▶ [What needs to be done] Write the listing below out again exactly, dropping the images.

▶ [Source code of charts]
>>>>>

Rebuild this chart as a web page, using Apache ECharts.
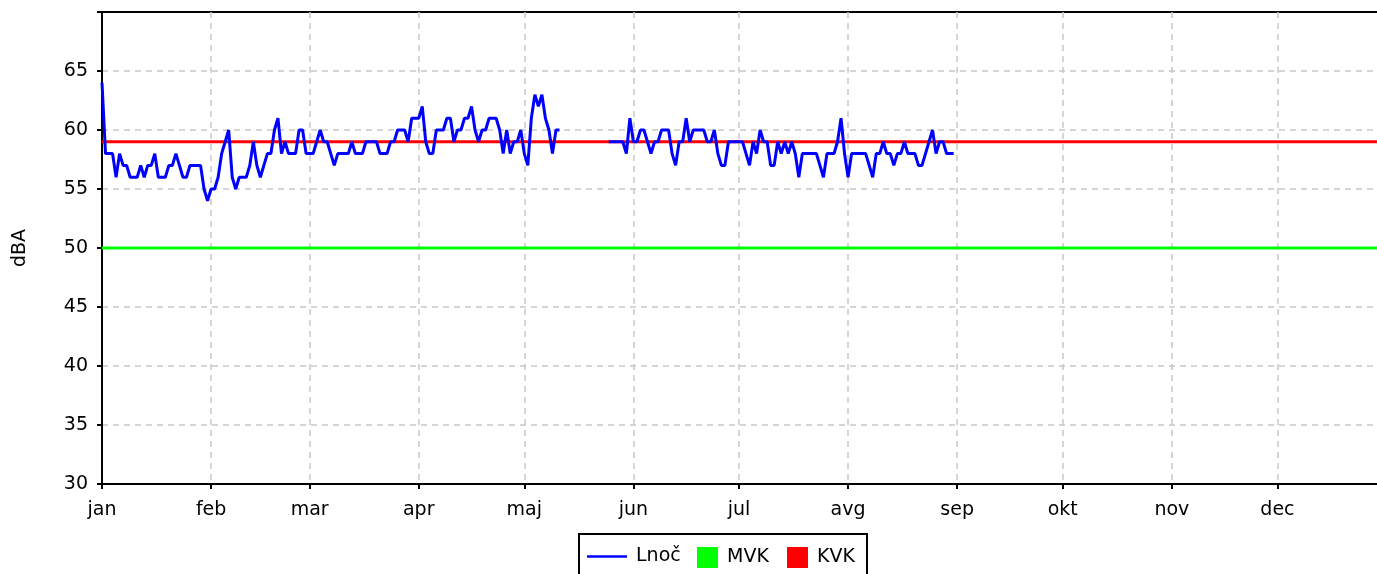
<!DOCTYPE html>
<html>
<head>
<meta charset="utf-8">
<script src="https://cdn.jsdelivr.net/npm/echarts@6/dist/echarts.min.js"></script>
<style>
  html, body { margin: 0; padding: 0; background: #ffffff; overflow: hidden; }
  #chart { width: 1377px; height: 574px; }
</style>
</head>
<body>
<div id="chart"></div>
<script>
// Month names (x-axis tick labels) and month lengths
const monthNames = ['jan', 'feb', 'mar', 'apr', 'maj', 'jun', 'jul', 'avg', 'sep', 'okt', 'nov', 'dec'];
const monthLengths = [31, 28, 31, 30, 31, 30, 31, 31, 30, 31, 30, 31];

// Daily night-time level Lnoč (dBA), one array per month; null = no measurement
const janVals = [64, 58, 58, 58, 56, 58, 57, 57, 56, 56, 56, 57, 56, 57, 57, 58, 56, 56, 56, 57, 57, 58, 57, 56, 56, 57, 57, 57, 57, 55, 54];
const febVals = [55, 55, 56, 58, 59, 60, 56, 55, 56, 56, 56, 57, 59, 57, 56, 57, 58, 58, 60, 61, 58, 59, 58, 58, 58, 60, 60, 58];
const marVals = [58, 58, 59, 60, 59, 59, 58, 57, 58, 58, 58, 58, 59, 58, 58, 58, 59, 59, 59, 59, 58, 58, 58, 59, 59, 60, 60, 60, 59, 61, 61];
const aprVals = [61, 62, 59, 58, 58, 60, 60, 60, 61, 61, 59, 60, 60, 61, 61, 62, 60, 59, 60, 60, 61, 61, 61, 60, 58, 60, 58, 59, 59, 60];
const majVals = [58, 57, 61, 63, 62, 63, 61, 60, 58, 60, 60,
                 null, null, null, null, null, null, null, null, null, null, null, null, null,
                 59, 59, 59, 59, 59, 58, 61];
const junVals = [59, 59, 60, 60, 59, 58, 59, 59, 60, 60, 60, 58, 57, 59, 59, 61, 59, 60, 60, 60, 60, 59, 59, 60, 58, 57, 57, 59, 59, 59];
const julVals = [59, 59, 58, 57, 59, 58, 60, 59, 59, 57, 57, 59, 58, 59, 58, 59, 58, 56, 58, 58, 58, 58, 58, 57, 56, 58, 58, 58, 59, 61, 58];
const avgVals = [56, 58, 58, 58, 58, 58, 57, 56, 58, 58, 59, 58, 58, 57, 58, 58, 59, 58, 58, 58, 57, 57, 58, 59, 60, 58, 59, 59, 58, 58, 58];
const sepVals = [];
const oktVals = [];
const novVals = [];
const decVals = [];

// Limit values (dBA)
const mvkLimit = 50;
const kvkLimit = 59;

// Y axis scale
const yMin = 30;
const yMax = 70;
const yStep = 5;

const monthVals = [janVals, febVals, marVals, aprVals, majVals, junVals, julVals, avgVals, sepVals, oktVals, novVals, decVals];

// Build one category per day of the year
const days = [];
const dayLabel = {};
const monthStart = new Set();
const lnoc = [];
monthLengths.forEach((len, m) => {
  for (let d = 1; d <= len; d++) {
    const key = d + '. ' + monthNames[m];
    if (d === 1) { monthStart.add(days.length); dayLabel[key] = monthNames[m]; }
    days.push(key);
    const v = monthVals[m][d - 1];
    lnoc.push(v === undefined ? null : v);
  }
});
const mvkLine = days.map(() => mvkLimit);
const kvkLine = days.map(() => kvkLimit);

const isMonthStart = (idx) => monthStart.has(idx);
const font = 'DejaVu Sans';
const fs = 19;
const gridLine = { color: '#c8c8c8', width: 1.5, type: [6, 5] };
const legendText = { color: '#000000', fontSize: fs, fontFamily: font, padding: [0, 0, 0, 4] };

const chart = echarts.init(document.getElementById('chart'), null, { renderer: 'canvas' });
chart.setOption({
  animation: false,
  backgroundColor: '#ffffff',
  textStyle: { fontFamily: font },
  grid: {
    left: 102, top: 12, height: 472, width: 1281, outerBoundsMode: 'none', containLabel: false,
    show: true, borderColor: '#000000', borderWidth: 2, backgroundColor: 'transparent'
  },
  xAxis: {
    type: 'category',
    data: days,
    boundaryGap: false,
    axisLine: { show: true, lineStyle: { color: '#000000', width: 2 } },
    axisTick: { show: true, length: 5, interval: isMonthStart, lineStyle: { color: '#000000', width: 2 } },
    axisLabel: {
      interval: isMonthStart,
      formatter: (v) => dayLabel[v] || '',
      color: '#000000', fontSize: fs, fontFamily: font, margin: 17
    },
    splitLine: { show: true, interval: isMonthStart, lineStyle: gridLine }
  },
  yAxis: {
    type: 'value',
    min: yMin, max: yMax, interval: yStep,
    name: 'dBA',
    nameLocation: 'middle',
    nameGap: 72,
    nameRotate: 90,
    nameTextStyle: { color: '#000000', fontSize: fs, fontFamily: font },
    axisLine: { show: true, lineStyle: { color: '#000000', width: 2 } },
    axisTick: { show: true, length: 5, lineStyle: { color: '#000000', width: 2 } },
    axisLabel: {
      color: '#000000', fontSize: fs, fontFamily: font, margin: 14,
      formatter: (v) => (v >= yMax ? '' : String(v))
    },
    splitLine: { show: true, showMaxLine: false, lineStyle: gridLine }
  },
  legend: [
    {
      data: [{ name: 'Lnoč', icon: 'path://M0,0 L40,0 L40,2.5 L0,2.5 Z' }],
      left: 587, top: 547, padding: 0, itemWidth: 40, itemHeight: 21,
      selectedMode: false, textStyle: legendText
    },
    {
      data: [{ name: 'MVK', icon: 'rect' }], left: 697, top: 547, padding: 0, itemWidth: 21, itemHeight: 21,
      selectedMode: false, textStyle: legendText
    },
    {
      data: [{ name: 'KVK', icon: 'rect' }], left: 787, top: 547, padding: 0, itemWidth: 21, itemHeight: 21,
      selectedMode: false, textStyle: legendText
    }
  ],
  graphic: [
    {
      // legend frame
      type: 'rect', left: 578, top: 533, z: 100,
      shape: { width: 288, height: 60 },
      style: { fill: 'transparent', stroke: '#000000', lineWidth: 2 }
    }
  ],
  series: [
    {
      name: 'MVK', type: 'line', data: mvkLine, symbol: 'none', silent: true,
      color: '#00ff00', lineStyle: { color: '#00ff00', width: 3 }, z: 2
    },
    {
      name: 'KVK', type: 'line', data: kvkLine, symbol: 'none', silent: true,
      color: '#ff0000', lineStyle: { color: '#ff0000', width: 3 }, z: 3
    },
    {
      name: 'Lnoč', type: 'line', data: lnoc, symbol: 'none', showSymbol: false,
      connectNulls: false,
      color: '#0000ff', lineStyle: { color: '#0000ff', width: 3 }, z: 4
    }
  ]
});
</script>
</body>
</html>
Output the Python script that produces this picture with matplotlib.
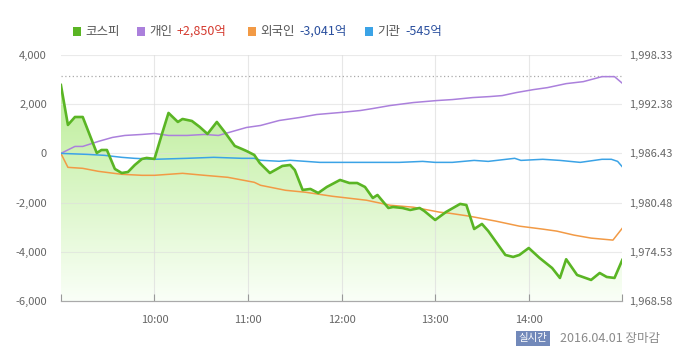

<<<<<

▶ [Response to the task]
Rebuild this chart as a web page, using Apache ECharts.
<!DOCTYPE html>
<html>
<head>
<meta charset="utf-8">
<script src="https://cdn.jsdelivr.net/npm/echarts@6/dist/echarts.min.js"></script>
<style>
  html, body { margin: 0; padding: 0; background: #ffffff; overflow: hidden; }
  #chart { width: 1377px; height: 574px; }
</style>
</head>
<body>
<div id="chart"></div>
<script>
// Month names (x-axis tick labels) and month lengths
const monthNames = ['jan', 'feb', 'mar', 'apr', 'maj', 'jun', 'jul', 'avg', 'sep', 'okt', 'nov', 'dec'];
const monthLengths = [31, 28, 31, 30, 31, 30, 31, 31, 30, 31, 30, 31];

// Daily night-time level Lnoč (dBA), one array per month; null = no measurement
const janVals = [64, 58, 58, 58, 56, 58, 57, 57, 56, 56, 56, 57, 56, 57, 57, 58, 56, 56, 56, 57, 57, 58, 57, 56, 56, 57, 57, 57, 57, 55, 54];
const febVals = [55, 55, 56, 58, 59, 60, 56, 55, 56, 56, 56, 57, 59, 57, 56, 57, 58, 58, 60, 61, 58, 59, 58, 58, 58, 60, 60, 58];
const marVals = [58, 58, 59, 60, 59, 59, 58, 57, 58, 58, 58, 58, 59, 58, 58, 58, 59, 59, 59, 59, 58, 58, 58, 59, 59, 60, 60, 60, 59, 61, 61];
const aprVals = [61, 62, 59, 58, 58, 60, 60, 60, 61, 61, 59, 60, 60, 61, 61, 62, 60, 59, 60, 60, 61, 61, 61, 60, 58, 60, 58, 59, 59, 60];
const majVals = [58, 57, 61, 63, 62, 63, 61, 60, 58, 60, 60,
                 null, null, null, null, null, null, null, null, null, null, null, null, null,
                 59, 59, 59, 59, 59, 58, 61];
const junVals = [59, 59, 60, 60, 59, 58, 59, 59, 60, 60, 60, 58, 57, 59, 59, 61, 59, 60, 60, 60, 60, 59, 59, 60, 58, 57, 57, 59, 59, 59];
const julVals = [59, 59, 58, 57, 59, 58, 60, 59, 59, 57, 57, 59, 58, 59, 58, 59, 58, 56, 58, 58, 58, 58, 58, 57, 56, 58, 58, 58, 59, 61, 58];
const avgVals = [56, 58, 58, 58, 58, 58, 57, 56, 58, 58, 59, 58, 58, 57, 58, 58, 59, 58, 58, 58, 57, 57, 58, 59, 60, 58, 59, 59, 58, 58, 58];
const sepVals = [];
const oktVals = [];
const novVals = [];
const decVals = [];

// Limit values (dBA)
const mvkLimit = 50;
const kvkLimit = 59;

// Y axis scale
const yMin = 30;
const yMax = 70;
const yStep = 5;

const monthVals = [janVals, febVals, marVals, aprVals, majVals, junVals, julVals, avgVals, sepVals, oktVals, novVals, decVals];

// Build one category per day of the year
const days = [];
const dayLabel = {};
const monthStart = new Set();
const lnoc = [];
monthLengths.forEach((len, m) => {
  for (let d = 1; d <= len; d++) {
    const key = d + '. ' + monthNames[m];
    if (d === 1) { monthStart.add(days.length); dayLabel[key] = monthNames[m]; }
    days.push(key);
    const v = monthVals[m][d - 1];
    lnoc.push(v === undefined ? null : v);
  }
});
const mvkLine = days.map(() => mvkLimit);
const kvkLine = days.map(() => kvkLimit);

const isMonthStart = (idx) => monthStart.has(idx);
const font = 'DejaVu Sans';
const fs = 19;
const gridLine = { color: '#c8c8c8', width: 1.5, type: [6, 5] };
const legendText = { color: '#000000', fontSize: fs, fontFamily: font, padding: [0, 0, 0, 4] };

const chart = echarts.init(document.getElementById('chart'), null, { renderer: 'canvas' });
chart.setOption({
  animation: false,
  backgroundColor: '#ffffff',
  textStyle: { fontFamily: font },
  grid: {
    left: 102, top: 12, height: 472, width: 1281, outerBoundsMode: 'none', containLabel: false,
    show: true, borderColor: '#000000', borderWidth: 2, backgroundColor: 'transparent'
  },
  xAxis: {
    type: 'category',
    data: days,
    boundaryGap: false,
    axisLine: { show: true, lineStyle: { color: '#000000', width: 2 } },
    axisTick: { show: true, length: 5, interval: isMonthStart, lineStyle: { color: '#000000', width: 2 } },
    axisLabel: {
      interval: isMonthStart,
      formatter: (v) => dayLabel[v] || '',
      color: '#000000', fontSize: fs, fontFamily: font, margin: 17
    },
    splitLine: { show: true, interval: isMonthStart, lineStyle: gridLine }
  },
  yAxis: {
    type: 'value',
    min: yMin, max: yMax, interval: yStep,
    name: 'dBA',
    nameLocation: 'middle',
    nameGap: 72,
    nameRotate: 90,
    nameTextStyle: { color: '#000000', fontSize: fs, fontFamily: font },
    axisLine: { show: true, lineStyle: { color: '#000000', width: 2 } },
    axisTick: { show: true, length: 5, lineStyle: { color: '#000000', width: 2 } },
    axisLabel: {
      color: '#000000', fontSize: fs, fontFamily: font, margin: 14,
      formatter: (v) => (v >= yMax ? '' : String(v))
    },
    splitLine: { show: true, showMaxLine: false, lineStyle: gridLine }
  },
  legend: [
    {
      data: [{ name: 'Lnoč', icon: 'path://M0,0 L40,0 L40,2.5 L0,2.5 Z' }],
      left: 587, top: 547, padding: 0, itemWidth: 40, itemHeight: 21,
      selectedMode: false, textStyle: legendText
    },
    {
      data: [{ name: 'MVK', icon: 'rect' }], left: 697, top: 547, padding: 0, itemWidth: 21, itemHeight: 21,
      selectedMode: false, textStyle: legendText
    },
    {
      data: [{ name: 'KVK', icon: 'rect' }], left: 787, top: 547, padding: 0, itemWidth: 21, itemHeight: 21,
      selectedMode: false, textStyle: legendText
    }
  ],
  graphic: [
    {
      // legend frame
      type: 'rect', left: 578, top: 533, z: 100,
      shape: { width: 288, height: 60 },
      style: { fill: 'transparent', stroke: '#000000', lineWidth: 2 }
    }
  ],
  series: [
    {
      name: 'MVK', type: 'line', data: mvkLine, symbol: 'none', silent: true,
      color: '#00ff00', lineStyle: { color: '#00ff00', width: 3 }, z: 2
    },
    {
      name: 'KVK', type: 'line', data: kvkLine, symbol: 'none', silent: true,
      color: '#ff0000', lineStyle: { color: '#ff0000', width: 3 }, z: 3
    },
    {
      name: 'Lnoč', type: 'line', data: lnoc, symbol: 'none', showSymbol: false,
      connectNulls: false,
      color: '#0000ff', lineStyle: { color: '#0000ff', width: 3 }, z: 4
    }
  ]
});
</script>
</body>
</html>
Output the Python script that produces this picture with matplotlib.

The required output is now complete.